Pharos-Tribune

January 30, 2013

Pyrolyzer recommended for new LMU plant

Company proposes lower initial rate with no investment from city

by Mitchell Kirk
Pharos-Tribune

INDIANAPOLIS — After weeks of deliberation, the study team of consultants assisting with proposals for Logansport Municipal Utilities’ new refuse-derived fueled power plant have recommended Boca Raton, Fla.-based energy company Pyrolyzer LLC to take on the project.

According to a submission review released by consulting firm William-Lynn-James, the study team went with Pyrolyzer’s proposal for a number of reasons, including the company’s intentions to guarantee electricity generation at nearly half the current rate, a satisfactory total project cost with a solid financial backing that doesn’t require contributions from the city and the use of existing LMU staff to operate the plant and a shorter implementation schedule.

Through its proposal, Pyrolyzer has stated it would acquire feedstock, or the trash necessary to develop the refuse-derived fuel, from locations in Indiana and Illinois.

This feedstock would be transported to a material recovery facility, or MRF, where it would be separated and sorted. Recyclable materials like metal and glass would be stored for sale while the remaining material would be shredded and formed into pieces less than two inches in diameter, ultimately becoming the fuel that will power the plant.

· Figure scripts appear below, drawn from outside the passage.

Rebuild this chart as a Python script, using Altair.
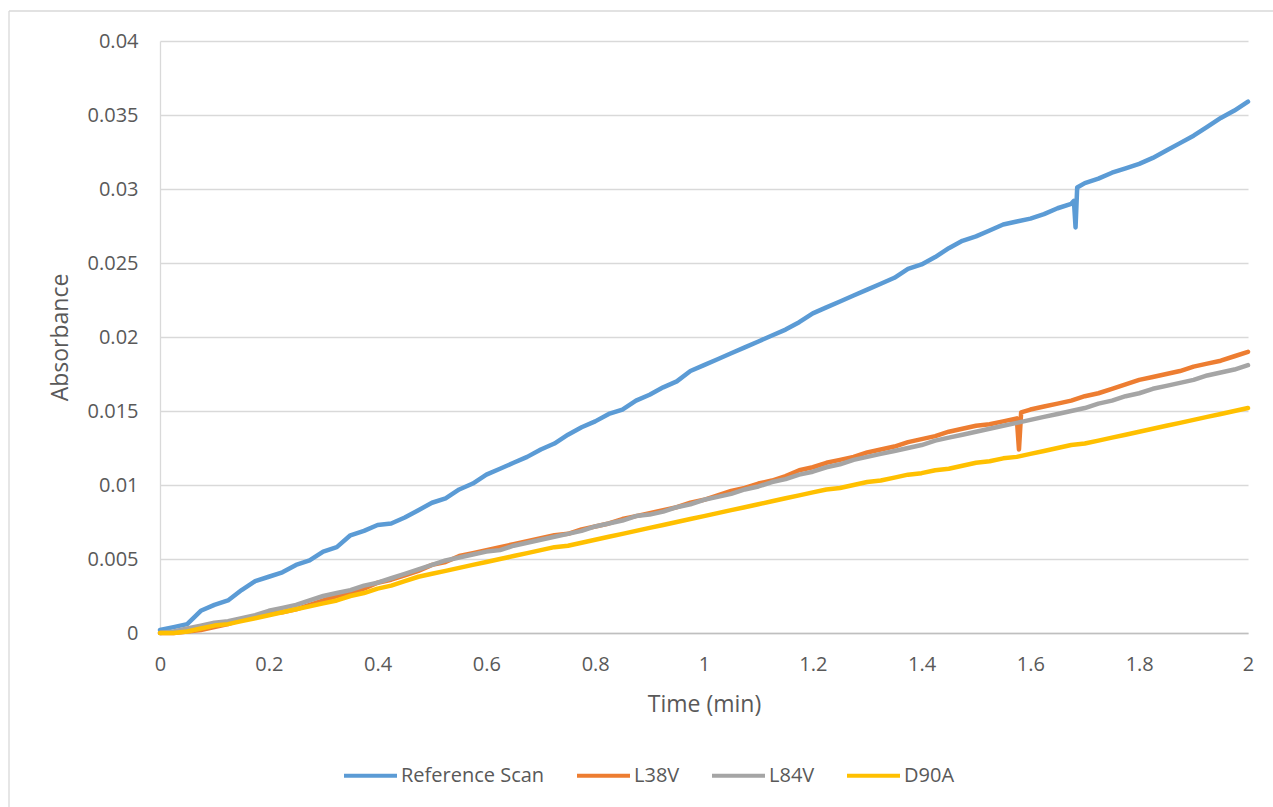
import altair as alt
import pandas as pd

# Sample times (min), every 0.025 min
TIME = [round(i * 0.025, 3) for i in range(81)]

SERIES = ["Reference Scan", "L38V", "L84V", "D90A"]
COLORS = ["#5B9BD5", "#ED7D31", "#A5A5A5", "#FFC000"]

REF = [0.0002, 0.0004, 0.0006, 0.0015, 0.0019, 0.0022, 0.0029, 0.0035, 0.0038, 0.0041,
       0.0046, 0.0049, 0.0055, 0.0058, 0.0066, 0.0069, 0.0073, 0.0074, 0.0078, 0.0083,
       0.0088, 0.0091, 0.0097, 0.0101, 0.0107, 0.0111, 0.0115, 0.0119, 0.0124, 0.0128,
       0.0134, 0.0139, 0.0143, 0.0148, 0.0151, 0.0157, 0.0161, 0.0166, 0.0170, 0.0177,
       0.0181, 0.0185, 0.0189, 0.0193, 0.0197, 0.0201, 0.0205, 0.0210, 0.0216, 0.0220,
       0.0224, 0.0228, 0.0232, 0.0236, 0.0240, 0.0246, 0.0249, 0.0254, 0.0260, 0.0265,
       0.0268, 0.0272, 0.0276, 0.0278, 0.0280, 0.0283, 0.0287, 0.0290, 0.0304, 0.0307,
       0.0311, 0.0314, 0.0317, 0.0321, 0.0326, 0.0331, 0.0336, 0.0342, 0.0348, 0.0353,
       0.0359]
REF_SPIKE_T = [1.680, 1.683, 1.686]
REF_SPIKE_V = [0.0292, 0.0274, 0.0301]

L38V = [0.0000, 0.0000, 0.0001, 0.0002, 0.0004, 0.0006, 0.0009, 0.0011, 0.0013, 0.0014,
        0.0016, 0.0019, 0.0022, 0.0025, 0.0027, 0.0030, 0.0034, 0.0036, 0.0039, 0.0042,
        0.0046, 0.0048, 0.0052, 0.0054, 0.0056, 0.0058, 0.0060, 0.0062, 0.0064, 0.0066,
        0.0067, 0.0070, 0.0072, 0.0074, 0.0077, 0.0079, 0.0081, 0.0083, 0.0085, 0.0088,
        0.0090, 0.0093, 0.0096, 0.0098, 0.0101, 0.0103, 0.0106, 0.0110, 0.0112, 0.0115,
        0.0117, 0.0119, 0.0122, 0.0124, 0.0126, 0.0129, 0.0131, 0.0133, 0.0136, 0.0138,
        0.0140, 0.0141, 0.0143, 0.0145, 0.0151, 0.0153, 0.0155, 0.0157, 0.0160, 0.0162,
        0.0165, 0.0168, 0.0171, 0.0173, 0.0175, 0.0177, 0.0180, 0.0182, 0.0184, 0.0187,
        0.0190]
L38V_SPIKE_T = [1.579, 1.583]
L38V_SPIKE_V = [0.0124, 0.0149]

L84V = [0.0000, 0.0001, 0.0003, 0.0005, 0.0007, 0.0008, 0.0010, 0.0012, 0.0015, 0.0017,
        0.0019, 0.0022, 0.0025, 0.0027, 0.0029, 0.0032, 0.0034, 0.0037, 0.0040, 0.0043,
        0.0046, 0.0049, 0.0051, 0.0053, 0.0055, 0.0056, 0.0059, 0.0061, 0.0063, 0.0065,
        0.0067, 0.0069, 0.0072, 0.0074, 0.0076, 0.0079, 0.0080, 0.0082, 0.0085, 0.0087,
        0.0090, 0.0092, 0.0094, 0.0097, 0.0099, 0.0102, 0.0104, 0.0107, 0.0109, 0.0112,
        0.0114, 0.0117, 0.0119, 0.0121, 0.0123, 0.0125, 0.0127, 0.0130, 0.0132, 0.0134,
        0.0136, 0.0138, 0.0140, 0.0142, 0.0144, 0.0146, 0.0148, 0.0150, 0.0152, 0.0155,
        0.0157, 0.0160, 0.0162, 0.0165, 0.0167, 0.0169, 0.0171, 0.0174, 0.0176, 0.0178,
        0.0181]

D90A = [0.0000, 0.0000, 0.0001, 0.0003, 0.0005, 0.0006, 0.0008, 0.0010, 0.0012, 0.0014,
        0.0016, 0.0018, 0.0020, 0.0022, 0.0025, 0.0027, 0.0030, 0.0032, 0.0035, 0.0038,
        0.0040, 0.0042, 0.0044, 0.0046, 0.0048, 0.0050, 0.0052, 0.0054, 0.0056, 0.0058,
        0.0059, 0.0061, 0.0063, 0.0065, 0.0067, 0.0069, 0.0071, 0.0073, 0.0075, 0.0077,
        0.0079, 0.0081, 0.0083, 0.0085, 0.0087, 0.0089, 0.0091, 0.0093, 0.0095, 0.0097,
        0.0098, 0.0100, 0.0102, 0.0103, 0.0105, 0.0107, 0.0108, 0.0110, 0.0111, 0.0113,
        0.0115, 0.0116, 0.0118, 0.0119, 0.0121, 0.0123, 0.0125, 0.0127, 0.0128, 0.0130,
        0.0132, 0.0134, 0.0136, 0.0138, 0.0140, 0.0142, 0.0144, 0.0146, 0.0148, 0.0150,
        0.0152]

X_TICKS = [0, 0.2, 0.4, 0.6, 0.8, 1, 1.2, 1.4, 1.6, 1.8, 2]
Y_TICKS = [0, 0.005, 0.01, 0.015, 0.02, 0.025, 0.03, 0.035, 0.04]

rows = []
for name, vals, st, sv in [
    ("Reference Scan", REF, REF_SPIKE_T, REF_SPIKE_V),
    ("L38V", L38V, L38V_SPIKE_T, L38V_SPIKE_V),
    ("L84V", L84V, [], []),
    ("D90A", D90A, [], []),
]:
    pts = list(zip(TIME, vals)) + list(zip(st, sv))
    pts.sort(key=lambda p: p[0])
    for t, v in pts:
        rows.append({"series": name, "time": t, "absorbance": v})
df = pd.DataFrame(rows)

FONT = "Open Sans"
TXT = "#595959"

color = alt.Color(
    "series:N",
    scale=alt.Scale(domain=SERIES, range=COLORS),
    legend=alt.Legend(
        title=None,
        orient="none",
        legendX=182,
        legendY=706,
        direction="horizontal",
        columns=4,
        symbolType="stroke",
        symbolSize=2809,
        symbolStrokeWidth=4,
        labelOffset=2,
        columnPadding=24,
        labelFont=FONT,
        labelFontSize=20,
        labelColor=TXT,
        padding=0,
    ),
)

x = alt.X(
    "time:Q",
    scale=alt.Scale(domain=[0, 2], nice=False, zero=False),
    axis=alt.Axis(
        values=X_TICKS,
        labelExpr="format(datum.value, '~g')",
        title="Time (min)",
        titleX=544,
        titleY=71,
        titleBaseline="middle",
        titleAlign="center",
        titleFont=FONT,
        titleFontSize=23,
        titleFontWeight="normal",
        titleColor=TXT,
        labelFont=FONT,
        labelFontSize=20,
        labelColor=TXT,
        labelBaseline="middle",
        labelPadding=31,
        ticks=False,
        tickSize=0,
        grid=False,
        domainColor="#BFBFBF",
        domainWidth=1.5,
        labelFlush=False,
        labelOverlap=False,
    ),
)

y = alt.Y(
    "absorbance:Q",
    scale=alt.Scale(domain=[0, 0.04], nice=False),
    axis=alt.Axis(
        values=Y_TICKS,
        labelExpr="format(datum.value, '~g')",
        title="Absorbance",
        titleX=-100,
        titleY=296,
        titleAngle=270,
        titleBaseline="middle",
        titleAlign="center",
        titleFont=FONT,
        titleFontSize=23,
        titleFontWeight="normal",
        titleColor=TXT,
        labelFont=FONT,
        labelFontSize=20,
        labelColor=TXT,
        labelPadding=22,
        ticks=False,
        tickSize=0,
        grid=True,
        gridColor="#D9D9D9",
        gridWidth=1.3,
        domainColor="#D9D9D9",
        domainWidth=1.3,
        labelFlush=False,
        labelOverlap=False,
    ),
)

layers = []
for s in SERIES:
    layers.append(
        alt.Chart(df)
        .transform_filter(alt.datum.series == s)
        .mark_line(strokeWidth=4.5, strokeJoin="round", strokeCap="round")
        .encode(x=x, y=y, color=color)
    )

one = pd.DataFrame({"k": [0]})
border_top = alt.Chart(one).mark_rule(color="#D9D9D9", strokeWidth=1.3).encode(
    x=alt.value(-151), x2=alt.value(1200), y=alt.value(-30)
)
border_left = alt.Chart(one).mark_rule(color="#D9D9D9", strokeWidth=1.3).encode(
    x=alt.value(-151), y=alt.value(-30), y2=alt.value(800)
)

chart = (
    alt.layer(border_top, border_left, *layers)
    .properties(
        width=1088,
        height=592,
        autosize=alt.AutoSizeParams(type="none"),
        padding={"left": 160, "top": 41, "right": 25, "bottom": 174},
        background="white",
    )
    .configure_view(stroke=None)
)

chart.save("out.html", embed_options={"renderer": "svg", "actions": False})
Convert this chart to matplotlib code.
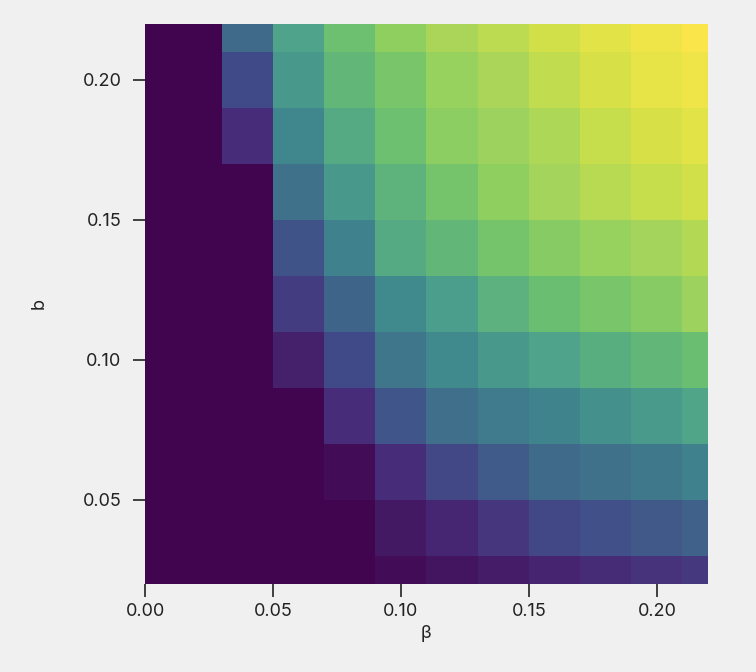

The fuel would then enter a conversion reactor to go through a heating process called pyrolysis, heating the fuel into a gaseous state which is then ridded of chlorine, sulfurs and other particles dangerous to the environment. The gas will ultimately fuel turbine engines, creating electricity much the same way gas procured from heating coal would.

According to the proposal, the entire process is cyclical in that it is powered by fuel the plant creates itself and aided by oils and tars left over from a separation process. The proposal also assures that the process will meet current and estimated future EPA and Indiana environmental regulations.

“If the process works as its designed to, it will create a gas that’s similar to natural gas, which is a very clean burning fuel,” said Bernie Paul, the study team member consulting on environment and permitting.

The ultimate design has seen fruition in two cases in Germany. One is a pilot plant that has been operated solely for 10 to 15 tests per year since 1999. The other was completed in 2002 and ran for “1,600 hours before the contract was canceled for non-technical financial reasons,” according to Pyrolyzer’s proposal.

Frank Canterbury, president of Pyrolyzer LLC, defended the design at an LMU board meeting Tuesday night by saying the separate technologies that make up the process have been proven to work, adding that the company is willing to take the risk and that it has already begun the process of getting investors and becoming properly insured.

As LMU Superintendent Paul Hartman, Mayor Ted Franklin and consultants have said in the past, they think it is this method that will allow LMU to avoid future EPA sanctions associated with burning coal as well as free it from the 8.5 cents per kilowatt-hour rate it’s currently getting from supplier Duke Energy. Pyrolyzer’s proposal states that the plant it would develop will allow for an initial rate of 5.5 cents per kilowatt-hour, which would eventually change due to energy inflation and other economic factors.

Pyrolyzer estimates the total project cost to be $566,034,258, within previous estimations by Hartman, Franklin and consultants, who gave figures ranging from $500 million to $600 million.

The proposal also states Pyrolyzer will fund the entire cost of the project. After 20 years, as part of the proposed Build Own Operate Transfer partnership, which is subject to change in negotiations, LMU would assume ownership at no cost.

According to a subject-to-change draft of a memorandum of understanding between the city and Pyrolyzer, the plant will be finished Oct. 6, 2017 or sooner.

Pyrolyzer’s proposal also states it will train existing LMU staff to run the plant, which would be operated by an extensive computer system.

LMU will present its decision on the study team’s recommendation to City Council at its monthly meeting at 5 p.m. Monday. A City Council meeting and public hearing will take place Feb. 14 where residents will be able to state their opinions. City Council will have a first reading of the draft ordinance regarding LMU’s recommendation at this meeting. City Council will make its final vote at its monthly meeting March 4.